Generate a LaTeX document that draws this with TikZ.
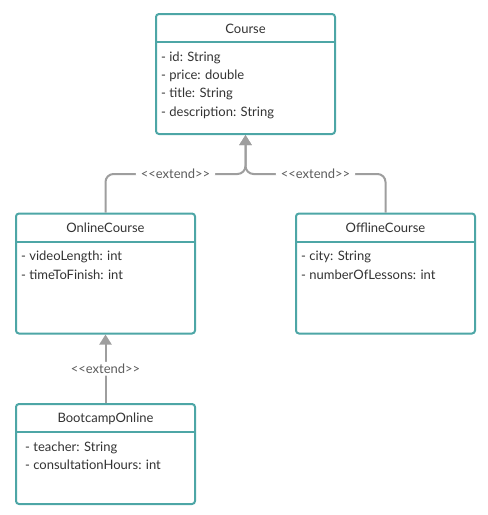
\documentclass[tikz,border=0pt]{standalone}
\usepackage{fontspec}
\setmainfont{Lato}
\usepackage{tikz}
\usetikzlibrary{arrows.meta}

\definecolor{umlteal}{HTML}{4DA6A6}
\definecolor{umlgrey}{HTML}{9E9E9E}
\definecolor{umltext}{HTML}{333333}

\tikzset{
  classbox/.style={draw=umlteal, line width=2pt, rounded corners=3pt, fill=white,
    minimum width=179pt, inner sep=0pt},
  divider/.style={draw=umlteal, line width=2pt},
  classtitle/.style={text=umltext, font=\fontsize{13}{15}\selectfont, inner sep=0pt},
  attr/.style={text=umltext, font=\fontsize{13}{15}\selectfont, inner sep=0pt, anchor=base west},
  extend/.style={draw=umlgrey, line width=2pt, rounded corners=8pt,
    -{Triangle[width=12pt,length=10pt]}},
  stereo/.style={fill=white, text=umltext!80, font=\fontsize{13}{15}\selectfont,
    inner xsep=5pt, inner ysep=2pt}
}

\begin{document}
\begin{tikzpicture}[x=1pt, y=-1pt]

\useasboundingbox (0,0) rectangle (488,515);

% class boxes
\node[classbox, minimum height=120pt] (course) at (245.5,74) {};
\node[classbox, minimum height=120pt] (online) at (105.5,273.5) {};
\node[classbox, minimum height=120pt] (offline) at (385.5,273.5) {};
\node[classbox, minimum height=100pt] (bootcamp) at (105.5,454) {};

% header lines
\foreach \c in {course, online, offline, bootcamp}
  \draw[divider] ([yshift=-29pt]\c.north west) -- ([yshift=-29pt]\c.north east);

% titles
\node[classtitle] (course-title) at ([yshift=-15.5pt]course.north) {Course};
\node[classtitle] (online-title) at ([yshift=-15.5pt]online.north) {OnlineCourse};
\node[classtitle] (offline-title) at ([yshift=-15.5pt]offline.north) {OfflineCourse};
\node[classtitle] (bootcamp-title) at ([yshift=-15.5pt]bootcamp.north) {BootcampOnline};

% attributes
\foreach \t [count=\i] in {- id: String, - price: double, - title: String, - description: String}
  \node[attr] (course-a\i) at ([xshift=6pt, yshift={(-30-18.3*\i)*1pt}]course.north west) {\t};
\foreach \t [count=\i] in {- videoLength: int, - timeToFinish: int}
  \node[attr] (online-a\i) at ([xshift=6pt, yshift={(-30-18.3*\i)*1pt}]online.north west) {\t};
\foreach \t [count=\i] in {- city: String, - numberOfLessons: int}
  \node[attr] (offline-a\i) at ([xshift=6pt, yshift={(-30-18.3*\i)*1pt}]offline.north west) {\t};
\foreach \t [count=\i] in {- teacher: String, - consultationHours: int}
  \node[attr] (bootcamp-a\i) at ([xshift=10pt, yshift={(-30-18.3*\i)*1pt}]bootcamp.north west) {\t};

% generalisations
\coordinate (fork) at (245.5,174);
\draw[extend] (online.north) |- node[stereo, pos=0.75] (ext-online) {<{}<extend>{}>} (fork) -- (course.south);
\draw[extend] (offline.north) |- node[stereo, pos=0.75] (ext-offline) {<{}<extend>{}>} (fork) -- (course.south);
\draw[extend] (bootcamp.north) -- node[stereo] (ext-bootcamp) {<{}<extend>{}>} (online.south);

\end{tikzpicture}
\end{document}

### GOAL OF THE EXERCISE
Print, exactly as written, the lines above from the first one to the one containing "(bootcamp-title) at ([yshift=-15.5pt]bootcamp.north)". Leave out pictures.

### SOLUTION TO THIS EXERCISE
Generate a LaTeX document that draws this with TikZ.
\documentclass[tikz,border=0pt]{standalone}
\usepackage{fontspec}
\setmainfont{Lato}
\usepackage{tikz}
\usetikzlibrary{arrows.meta}

\definecolor{umlteal}{HTML}{4DA6A6}
\definecolor{umlgrey}{HTML}{9E9E9E}
\definecolor{umltext}{HTML}{333333}

\tikzset{
  classbox/.style={draw=umlteal, line width=2pt, rounded corners=3pt, fill=white,
    minimum width=179pt, inner sep=0pt},
  divider/.style={draw=umlteal, line width=2pt},
  classtitle/.style={text=umltext, font=\fontsize{13}{15}\selectfont, inner sep=0pt},
  attr/.style={text=umltext, font=\fontsize{13}{15}\selectfont, inner sep=0pt, anchor=base west},
  extend/.style={draw=umlgrey, line width=2pt, rounded corners=8pt,
    -{Triangle[width=12pt,length=10pt]}},
  stereo/.style={fill=white, text=umltext!80, font=\fontsize{13}{15}\selectfont,
    inner xsep=5pt, inner ysep=2pt}
}

\begin{document}
\begin{tikzpicture}[x=1pt, y=-1pt]

\useasboundingbox (0,0) rectangle (488,515);

% class boxes
\node[classbox, minimum height=120pt] (course) at (245.5,74) {};
\node[classbox, minimum height=120pt] (online) at (105.5,273.5) {};
\node[classbox, minimum height=120pt] (offline) at (385.5,273.5) {};
\node[classbox, minimum height=100pt] (bootcamp) at (105.5,454) {};

% header lines
\foreach \c in {course, online, offline, bootcamp}
  \draw[divider] ([yshift=-29pt]\c.north west) -- ([yshift=-29pt]\c.north east);

% titles
\node[classtitle] (course-title) at ([yshift=-15.5pt]course.north) {Course};
\node[classtitle] (online-title) at ([yshift=-15.5pt]online.north) {OnlineCourse};
\node[classtitle] (offline-title) at ([yshift=-15.5pt]offline.north) {OfflineCourse};
\node[classtitle] (bootcamp-title) at ([yshift=-15.5pt]bootcamp.north) {BootcampOnline};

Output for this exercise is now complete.